FDR: Offered as 110A when HL; or as 110 when HU; depending on topic.
Planned Offering: Winter
Credits: 3


An introduction to the interdisciplinary study of the Medieval and Renaissance periods through the study of a particular topic. Recent studies: The Crusades, Monasticism, Chivalry, Elizabethan England, the Birth of Italian Literature, Pilgrimage, and European Encounters with Islam.

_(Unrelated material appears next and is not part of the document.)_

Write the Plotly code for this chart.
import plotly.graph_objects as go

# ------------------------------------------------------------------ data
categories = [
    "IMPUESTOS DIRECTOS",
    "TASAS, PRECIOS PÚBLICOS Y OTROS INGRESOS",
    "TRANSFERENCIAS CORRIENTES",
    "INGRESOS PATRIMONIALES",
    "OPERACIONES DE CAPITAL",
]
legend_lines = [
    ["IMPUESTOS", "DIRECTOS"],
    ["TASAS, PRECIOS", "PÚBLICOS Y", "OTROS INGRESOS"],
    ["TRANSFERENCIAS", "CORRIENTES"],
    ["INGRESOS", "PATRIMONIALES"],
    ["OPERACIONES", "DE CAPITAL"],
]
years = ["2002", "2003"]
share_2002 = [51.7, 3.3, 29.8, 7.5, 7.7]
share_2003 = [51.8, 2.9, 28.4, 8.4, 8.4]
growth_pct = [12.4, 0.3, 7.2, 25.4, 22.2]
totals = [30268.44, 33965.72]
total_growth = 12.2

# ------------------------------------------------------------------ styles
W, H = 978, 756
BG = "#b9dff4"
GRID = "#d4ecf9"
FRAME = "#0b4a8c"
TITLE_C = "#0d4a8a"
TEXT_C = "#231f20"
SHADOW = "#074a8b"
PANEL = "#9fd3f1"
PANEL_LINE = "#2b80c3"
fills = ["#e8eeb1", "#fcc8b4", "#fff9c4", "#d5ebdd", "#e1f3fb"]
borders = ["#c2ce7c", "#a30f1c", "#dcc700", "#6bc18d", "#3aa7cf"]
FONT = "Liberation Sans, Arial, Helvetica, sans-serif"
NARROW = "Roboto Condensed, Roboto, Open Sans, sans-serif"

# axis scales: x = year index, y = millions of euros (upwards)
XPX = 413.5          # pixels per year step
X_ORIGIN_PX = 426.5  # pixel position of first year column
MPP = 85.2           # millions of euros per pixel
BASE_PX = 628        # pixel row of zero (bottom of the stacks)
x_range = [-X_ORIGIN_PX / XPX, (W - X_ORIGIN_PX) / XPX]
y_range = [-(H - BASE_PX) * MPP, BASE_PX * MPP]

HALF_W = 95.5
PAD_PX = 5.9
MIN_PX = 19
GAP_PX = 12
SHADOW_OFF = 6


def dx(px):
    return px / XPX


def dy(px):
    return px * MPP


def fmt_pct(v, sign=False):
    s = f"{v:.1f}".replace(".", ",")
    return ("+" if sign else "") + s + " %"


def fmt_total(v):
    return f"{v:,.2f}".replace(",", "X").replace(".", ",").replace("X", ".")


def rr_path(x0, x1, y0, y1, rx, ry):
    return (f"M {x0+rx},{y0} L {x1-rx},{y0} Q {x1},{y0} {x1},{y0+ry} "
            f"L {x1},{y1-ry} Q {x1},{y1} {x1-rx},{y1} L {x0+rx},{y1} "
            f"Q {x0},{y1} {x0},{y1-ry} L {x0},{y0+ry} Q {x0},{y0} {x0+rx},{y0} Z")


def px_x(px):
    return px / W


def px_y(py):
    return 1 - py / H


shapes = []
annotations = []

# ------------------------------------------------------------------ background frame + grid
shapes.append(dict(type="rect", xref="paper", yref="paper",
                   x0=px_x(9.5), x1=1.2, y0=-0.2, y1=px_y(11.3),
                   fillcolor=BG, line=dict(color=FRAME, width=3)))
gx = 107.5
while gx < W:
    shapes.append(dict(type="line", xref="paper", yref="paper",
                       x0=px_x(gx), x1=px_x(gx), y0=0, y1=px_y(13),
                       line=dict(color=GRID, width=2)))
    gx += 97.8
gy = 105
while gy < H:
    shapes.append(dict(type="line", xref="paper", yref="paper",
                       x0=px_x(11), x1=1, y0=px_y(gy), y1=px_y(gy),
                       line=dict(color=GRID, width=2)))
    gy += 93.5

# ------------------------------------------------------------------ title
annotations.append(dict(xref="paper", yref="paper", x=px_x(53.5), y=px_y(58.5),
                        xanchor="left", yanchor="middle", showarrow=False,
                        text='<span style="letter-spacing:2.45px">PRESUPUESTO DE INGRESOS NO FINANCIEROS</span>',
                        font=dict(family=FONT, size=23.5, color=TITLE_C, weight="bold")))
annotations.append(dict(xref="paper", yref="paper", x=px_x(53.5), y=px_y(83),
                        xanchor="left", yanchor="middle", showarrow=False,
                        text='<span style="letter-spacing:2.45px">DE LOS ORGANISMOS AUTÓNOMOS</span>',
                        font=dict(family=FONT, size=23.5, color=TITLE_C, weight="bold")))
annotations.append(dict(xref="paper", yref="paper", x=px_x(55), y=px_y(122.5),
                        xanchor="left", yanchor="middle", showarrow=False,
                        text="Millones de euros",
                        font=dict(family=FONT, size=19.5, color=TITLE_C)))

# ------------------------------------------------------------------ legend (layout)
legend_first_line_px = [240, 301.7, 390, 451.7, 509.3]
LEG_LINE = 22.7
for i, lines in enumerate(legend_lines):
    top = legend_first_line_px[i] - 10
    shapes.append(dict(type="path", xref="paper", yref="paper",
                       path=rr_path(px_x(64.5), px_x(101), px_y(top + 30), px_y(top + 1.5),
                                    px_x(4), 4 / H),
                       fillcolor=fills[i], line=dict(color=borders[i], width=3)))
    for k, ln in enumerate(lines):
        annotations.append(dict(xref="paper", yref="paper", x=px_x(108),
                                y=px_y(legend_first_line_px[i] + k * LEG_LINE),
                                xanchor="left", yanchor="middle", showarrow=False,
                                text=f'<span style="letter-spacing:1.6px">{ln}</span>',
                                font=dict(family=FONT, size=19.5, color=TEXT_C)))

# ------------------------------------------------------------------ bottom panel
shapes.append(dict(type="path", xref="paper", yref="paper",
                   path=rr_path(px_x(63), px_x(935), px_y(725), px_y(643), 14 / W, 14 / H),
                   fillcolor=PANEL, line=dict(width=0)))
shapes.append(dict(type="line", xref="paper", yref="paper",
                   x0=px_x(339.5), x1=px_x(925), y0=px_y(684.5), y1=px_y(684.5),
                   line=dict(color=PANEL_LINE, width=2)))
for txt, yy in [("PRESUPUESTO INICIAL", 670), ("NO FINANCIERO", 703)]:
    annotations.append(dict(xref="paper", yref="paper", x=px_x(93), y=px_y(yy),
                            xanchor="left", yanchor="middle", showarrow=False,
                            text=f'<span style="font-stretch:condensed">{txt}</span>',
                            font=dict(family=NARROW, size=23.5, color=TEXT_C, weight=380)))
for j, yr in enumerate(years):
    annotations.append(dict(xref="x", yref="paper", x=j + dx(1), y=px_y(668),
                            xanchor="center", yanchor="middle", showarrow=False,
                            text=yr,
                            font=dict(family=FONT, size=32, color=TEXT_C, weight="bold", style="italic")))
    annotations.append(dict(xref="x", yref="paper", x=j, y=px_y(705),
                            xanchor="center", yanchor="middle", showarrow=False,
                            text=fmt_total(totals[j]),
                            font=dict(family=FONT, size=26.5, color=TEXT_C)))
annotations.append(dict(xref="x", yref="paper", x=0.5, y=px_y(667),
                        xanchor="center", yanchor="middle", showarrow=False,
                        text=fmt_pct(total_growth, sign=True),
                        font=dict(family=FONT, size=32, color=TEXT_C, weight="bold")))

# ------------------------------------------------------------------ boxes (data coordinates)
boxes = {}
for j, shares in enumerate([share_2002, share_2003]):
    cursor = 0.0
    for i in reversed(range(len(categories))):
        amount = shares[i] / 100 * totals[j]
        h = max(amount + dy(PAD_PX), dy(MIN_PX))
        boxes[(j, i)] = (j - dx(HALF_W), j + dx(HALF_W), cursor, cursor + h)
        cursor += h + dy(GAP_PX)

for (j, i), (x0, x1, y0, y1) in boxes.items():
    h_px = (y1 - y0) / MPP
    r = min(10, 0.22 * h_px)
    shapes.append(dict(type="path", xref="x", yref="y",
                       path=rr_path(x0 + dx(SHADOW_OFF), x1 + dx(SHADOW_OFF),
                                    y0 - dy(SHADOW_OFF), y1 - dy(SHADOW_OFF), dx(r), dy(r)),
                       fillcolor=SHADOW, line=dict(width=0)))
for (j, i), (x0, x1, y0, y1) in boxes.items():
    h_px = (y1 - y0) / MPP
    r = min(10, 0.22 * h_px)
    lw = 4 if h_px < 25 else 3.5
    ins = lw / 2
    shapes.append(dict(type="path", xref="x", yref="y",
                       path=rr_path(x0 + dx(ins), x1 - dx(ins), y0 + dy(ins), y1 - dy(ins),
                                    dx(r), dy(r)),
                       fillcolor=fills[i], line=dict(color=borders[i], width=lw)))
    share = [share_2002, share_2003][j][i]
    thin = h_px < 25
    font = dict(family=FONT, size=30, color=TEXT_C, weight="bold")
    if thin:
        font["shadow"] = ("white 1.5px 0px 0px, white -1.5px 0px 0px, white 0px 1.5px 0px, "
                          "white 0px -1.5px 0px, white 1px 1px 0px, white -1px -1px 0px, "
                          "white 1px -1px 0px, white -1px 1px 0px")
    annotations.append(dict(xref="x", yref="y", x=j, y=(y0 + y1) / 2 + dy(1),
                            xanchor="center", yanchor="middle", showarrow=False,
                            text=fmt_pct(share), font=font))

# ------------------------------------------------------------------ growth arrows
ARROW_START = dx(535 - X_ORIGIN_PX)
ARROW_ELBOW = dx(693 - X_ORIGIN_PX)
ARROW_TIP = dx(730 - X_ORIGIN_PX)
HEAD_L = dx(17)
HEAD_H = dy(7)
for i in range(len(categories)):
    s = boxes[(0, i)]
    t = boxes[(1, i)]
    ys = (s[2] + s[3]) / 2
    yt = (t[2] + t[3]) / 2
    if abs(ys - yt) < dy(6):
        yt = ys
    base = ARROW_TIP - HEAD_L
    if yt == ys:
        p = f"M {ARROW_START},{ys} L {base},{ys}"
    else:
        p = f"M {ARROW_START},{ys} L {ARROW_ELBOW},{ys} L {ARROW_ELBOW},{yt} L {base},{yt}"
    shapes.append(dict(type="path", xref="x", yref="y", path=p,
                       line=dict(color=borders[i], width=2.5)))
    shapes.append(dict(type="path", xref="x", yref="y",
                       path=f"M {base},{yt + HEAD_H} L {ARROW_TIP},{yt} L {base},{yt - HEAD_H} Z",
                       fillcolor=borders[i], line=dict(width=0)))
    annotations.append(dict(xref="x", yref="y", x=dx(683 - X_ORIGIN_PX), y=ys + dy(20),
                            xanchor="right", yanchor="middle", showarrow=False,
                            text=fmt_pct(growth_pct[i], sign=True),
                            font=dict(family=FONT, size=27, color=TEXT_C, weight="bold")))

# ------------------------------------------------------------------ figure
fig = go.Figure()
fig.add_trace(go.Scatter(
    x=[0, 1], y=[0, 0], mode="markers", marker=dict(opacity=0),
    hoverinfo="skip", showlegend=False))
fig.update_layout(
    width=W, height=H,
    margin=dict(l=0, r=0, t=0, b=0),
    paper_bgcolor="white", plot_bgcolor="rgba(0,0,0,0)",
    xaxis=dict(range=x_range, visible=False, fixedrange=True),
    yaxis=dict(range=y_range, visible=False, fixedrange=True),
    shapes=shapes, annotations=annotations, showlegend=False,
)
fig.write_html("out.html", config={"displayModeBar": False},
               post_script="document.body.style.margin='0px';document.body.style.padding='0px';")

Winter 2017, MRST 110-01: Life and Death in Dante’s Florence (3). People ate and slept and worked and played in the city of Florence during the Middle Ages and the Renaissance, just as they do today. They studied and prayed and fought with each other, too, and they read books and considered images and sang songs to their heroes and advocates right up to the day they died. In this introduction to the history of European culture on the cusp of the early modern era, we examine the way common people, communal leaders, and spiritual guides conducted themselves on a daily basis. We read contemporary critiques of a socio-economic system that favored some (but not others) and see representations of concepts that held together the fabric of this society. We consider lay spirituality, art for common people, and the realities of life for women and children in their homes and in their neighborhoods. We wince at Dante’s bitter condemnation of his fellow Florentines in the Inferno and laugh at Boccaccio’s bawdy tales of vice and villainy in the Decameron. Specific events that challenged, confirmed, or changed this society serve as landmarks to help us construct a loose narrative of one of the region’s most influential and important centers, and help us understand how it came to be known as “the Cradle of the Renaissance”. (HU) Bent.